Carnage. Melancholia. Shame. In 2011 these films shared a marquee. Their titles are one way of summing up the year in movies.
Another way: In 2011, there were two movies about movies (The Artist, Hugo), two about parallel earths (Another Earth, Melancholia), two about World War I (Hugo, War Horse), two about dating in the age of hookups (Friends With Benefits and Crazy, Stupid, Love), two starring hand puppets (Being Elmo, The Muppet Movie), and two about New York in the aftermath of 9/11 (Extremely Loud and Incredibly Close, Margaret).
There were three that prominently featured terriers (Beginners, The Artist, The Adventures of Tintin) and three with Ryan Gosling (Drive, The Ides of March, and Crazy, Stupid, Love).
There were four starring Michael Fassbender (A Dangerous Method, Jane Eyre, Shame, and X-Men: First Class), and just as many with Jessica Chastain (The Debt, The Help, Take Shelter, and The Tree of Life).
There were more than I can count about fathers and sons (including A Better Life, Beginners, Extremely Loud and Incredibly Close, Hugo, The Tree of Life, War Horse, and We Bought a Zoo).
And yet a third way: 33 percent of the speaking roles in Hollywood films went to women (shameful, and barely an uptick from 1991, when it was 29 percent) and among the two most-talked-about (and successful) films of the year were Bridesmaids and The Help, both closing in on $170 mil at the domestic box office.
In most years, compiling a Ten Best list is like comparing apples with oranges. This year, it is like comparing apples to oranges to pomegranates. Much as I was struck by those pomegranates Drive, Margaret, Shame, The Skin I Live In, Tinker Tailor Soldier Spy, and Crazy, Stupid, Love, they did not make the final ten. These movies did:
Beginners. This captivating story of a grumpy young man and his frisky father stars Ewan McGregor as the emo son, and Christopher Plummer as his buoyant dad, owner of a most philosophical Jack Russell terrier. In Mike Mills' semiautobiographical story, they must untangle roots in order to grow.

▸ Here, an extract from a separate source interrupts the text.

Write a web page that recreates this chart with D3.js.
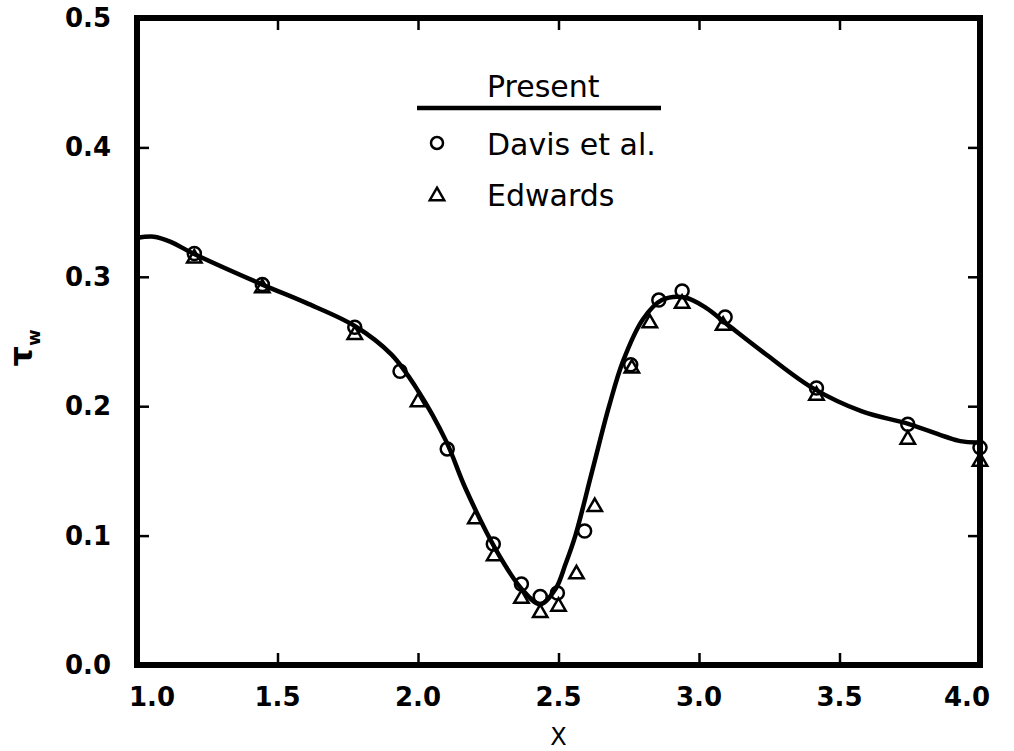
<!DOCTYPE html>
<html>
<head>
<meta charset="utf-8">
<script src="https://cdn.jsdelivr.net/npm/d3@7"></script>
<style>
  html, body { margin: 0; padding: 0; background: #fff; }
  svg { display: block; }
</style>
</head>
<body>
<svg id="chart" width="1014" height="751"></svg>
<script>
// ---- data ----
const xTicks = [1.0, 1.5, 2.0, 2.5, 3.0, 3.5, 4.0];
const yTicks = [0.0, 0.1, 0.2, 0.3, 0.4, 0.5];

const presentX = [1.0, 1.06, 1.12, 1.2, 1.446, 1.6, 1.775, 1.905, 2.0, 2.1, 2.168, 2.275, 2.368, 2.435, 2.49, 2.525, 2.56, 2.62, 2.68, 2.73, 2.80, 2.868, 2.95, 3.025, 3.096, 3.239, 3.405, 3.58, 3.75, 3.93, 4.0];
const presentY = [0.330, 0.331, 0.327, 0.318, 0.294, 0.280, 0.262, 0.240, 0.212, 0.173, 0.137, 0.090, 0.059, 0.047, 0.059, 0.078, 0.100, 0.150, 0.200, 0.235, 0.267, 0.282, 0.284, 0.276, 0.264, 0.240, 0.214, 0.196, 0.186, 0.173, 0.172];

const davisX = [1.204, 1.446, 1.775, 1.936, 2.104, 2.268, 2.368, 2.435, 2.496, 2.593, 2.757, 2.857, 2.94, 3.093, 3.418, 3.743, 4.0];
const davisY = [0.318, 0.294, 0.261, 0.227, 0.167, 0.0935, 0.0626, 0.053, 0.0557, 0.1035, 0.232, 0.282, 0.289, 0.269, 0.214, 0.186, 0.168];

const edwardsX = [1.204, 1.446, 1.775, 2.0, 2.204, 2.271, 2.368, 2.435, 2.5, 2.564, 2.629, 2.761, 2.825, 2.94, 3.086, 3.418, 3.743, 4.0];
const edwardsY = [0.315, 0.292, 0.256, 0.204, 0.1136, 0.085, 0.052, 0.041, 0.046, 0.071, 0.123, 0.230, 0.265, 0.280, 0.263, 0.209, 0.175, 0.158];

const legendLabels = ["Present", "Davis et al.", "Edwards"];

// ---- chart ----
const svg = d3.select("#chart");
const mLeft = 137, mRight = 980, mTop = 18, mBottom = 665;
const x = d3.scaleLinear().domain([1, 4]).range([mLeft, mRight]);
const y = d3.scaleLinear().domain([0, 0.5]).range([mBottom, mTop]);

const tickFont = "'DejaVu Sans', sans-serif";
const tickLen = 12;

// ticks (inward, all four sides)
const g = svg.append("g");
const bottomAxis = d3.axisBottom(x).tickValues(xTicks).tickSize(-tickLen).tickFormat("");
const topAxis = d3.axisTop(x).tickValues(xTicks).tickSize(-tickLen).tickFormat("");
const leftAxis = d3.axisLeft(y).tickValues(yTicks).tickSize(-tickLen).tickFormat("");
const rightAxis = d3.axisRight(y).tickValues(yTicks).tickSize(-tickLen).tickFormat("");
[[bottomAxis, `translate(0,${mBottom})`], [topAxis, `translate(0,${mTop})`],
 [leftAxis, `translate(${mLeft},0)`], [rightAxis, `translate(${mRight},0)`]].forEach(([ax, tr]) => {
  const a = g.append("g").attr("transform", tr).call(ax);
  a.select(".domain").remove();
  a.selectAll(".tick line").attr("stroke", "#000").attr("stroke-width", 2.5);
});

// frame
svg.append("rect")
  .attr("x", mLeft).attr("y", mTop)
  .attr("width", mRight - mLeft).attr("height", mBottom - mTop)
  .attr("fill", "none").attr("stroke", "#000").attr("stroke-width", 6);

// tick labels
svg.append("g").selectAll("text").data(xTicks).join("text")
  .attr("x", (d, i) => x(d) + (i === 0 ? 15 : (i === xTicks.length - 1 ? -13 : 0)))
  .attr("y", 706)
  .attr("text-anchor", "middle")
  .attr("font-family", tickFont).attr("font-weight", "bold").attr("font-size", 26)
  .text(d => d.toFixed(1));

svg.append("g").selectAll("text").data(yTicks).join("text")
  .attr("x", 111)
  .attr("y", d => y(d) + 9)
  .attr("text-anchor", "end")
  .attr("font-family", tickFont).attr("font-weight", "bold").attr("font-size", 26)
  .text(d => d.toFixed(1));

// axis titles
svg.append("text")
  .attr("x", x(2.5)).attr("y", 745)
  .attr("text-anchor", "middle")
  .attr("font-family", tickFont).attr("font-size", 24)
  .text("X");

const yl = svg.append("text")
  .attr("transform", "translate(32,348) rotate(-90)")
  .attr("text-anchor", "middle")
  .attr("font-family", tickFont).attr("font-weight", "bold").attr("font-size", 32);
yl.append("tspan").text("τ");
yl.append("tspan").attr("font-size", 18).attr("dy", 8).text("w");

// present curve
const presentData = presentX.map((v, i) => [v, presentY[i]]);
svg.append("path")
  .datum(presentData)
  .attr("fill", "none").attr("stroke", "#000").attr("stroke-width", 4.5)
  .attr("stroke-linejoin", "round")
  .attr("d", d3.line().x(d => x(d[0])).y(d => y(d[1])).curve(d3.curveCatmullRom.alpha(0.5)));

// markers
const davisData = davisX.map((v, i) => [v, davisY[i]]);
const edwardsData = edwardsX.map((v, i) => [v, edwardsY[i]]);
const tri = d3.symbol().type(d3.symbolTriangle).size(90);

svg.append("g").selectAll("circle").data(davisData).join("circle")
  .attr("cx", d => x(d[0])).attr("cy", d => y(d[1])).attr("r", 6.5)
  .attr("fill", "none").attr("stroke", "#000").attr("stroke-width", 2.5);

svg.append("g").selectAll("path").data(edwardsData).join("path")
  .attr("transform", d => `translate(${x(d[0])},${y(d[1]) + 1})`)
  .attr("d", tri)
  .attr("fill", "none").attr("stroke", "#000").attr("stroke-width", 2.5)
  .attr("stroke-linejoin", "miter");

// legend
const lg = svg.append("g");
lg.append("text").attr("x", 487).attr("y", 97)
  .attr("font-family", tickFont).attr("font-size", 30).text(legendLabels[0]);
lg.append("line").attr("x1", 417).attr("x2", 661).attr("y1", 108).attr("y2", 108)
  .attr("stroke", "#000").attr("stroke-width", 4.5);
lg.append("circle").attr("cx", 437).attr("cy", 143).attr("r", 6)
  .attr("fill", "none").attr("stroke", "#000").attr("stroke-width", 2.5);
lg.append("text").attr("x", 487).attr("y", 155)
  .attr("font-family", tickFont).attr("font-size", 30).text(legendLabels[1]);
lg.append("path").attr("transform", "translate(437,196)").attr("d", tri)
  .attr("fill", "none").attr("stroke", "#000").attr("stroke-width", 2.5);
lg.append("text").attr("x", 487).attr("y", 206)
  .attr("font-family", tickFont).attr("font-size", 30).text(legendLabels[2]);
</script>
</body>
</html>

Being Elmo: A Puppeteer's Journey. To ask a question posed by another 2011 movie, Is Kevin Clash a man or a Muppet? Clash did not create the beloved Sesame Street puppet Elmo. But Constance Marks' enchanting documentary chronicles how the soft-spoken man of 52 gave Elmo his spirit, vivacity, and affectionate voice. Like Elmo, he hugs the world with red furry arms.
A Better Life. In Chris Weitz's sensitive portrait of an undocumented worker, watchful Demián Bichir plays a day laborer in Los Angeles. In his work as a gardener he successfully transplants shrubs to unfamiliar soil and they flourish. As a single father and man, ever wary of being caught by the immigration authorities, he experiences challenges in adapting to his new culture.
Cave of Forgotten Dreams. As our guide to the Chauvet Cave in France, site of an astonishing gallery of cave paintings believed to be 32,000 years old, Werner Herzog meditates on the origins of man, of art, and of movies in his mind-bending, time-bending documentary.
The Descendants. George Clooney strikes unfamiliar, and resonant, notes in Alexander Payne's tale of a distant father reestablishing a relationship with his daughters and settling issues of his family estate while his wife lies in a coma.
Extremely Loud and Incredibly Close. Inspired by Jonathan Safran Foer's novel, Stephen Daldry tells the lyrical story of a boy who lost his father on 9/11 and how he and other New Yorkers rebuilt their lives.
The Hedgehog. Mona Acache's imaginative adaptation of Muriel Barbery's French best-selling novel The Elegance of the Hedgehog is the upstairs/downstairs tale of a prickly concierge in a Paris apartment building who entrances two tenants, a 12-year-old child of privilege and a cultured Japanese emigre.
The Help. Viola Davis and Octavia Spencer shine in this Civil Rights-era story of black domestics who raise white babies, and white consciousness when they agree to tell their stories to an idealistic reporter.
Higher Ground. Actress Vera Farmiga makes a stunning directorial debut in this story of a lost soul who finds faith in a born-again sect but aches for a tangible connection with the divine.
Of Gods and Men. The difference between faith and fundamentalism is the subject of Xavier Beauvois' austerely handsome story of Trappist monks who live peacefully among their Muslim neighbors in Algeria until they are threatened by Islamist forces.
And, finally, adios to Jane Russell, queen of full-figured gals; Elizabeth Taylor, queen of everything else; Sidney Lumet, godfather of New York movies; Steve Jobs, godfather of Pixar; Laura Ziskin, godmother of Spider-Man; and producer Polly Platt, unsung muse to Wes Anderson, Peter Bogdanovich, and James L. Brooks.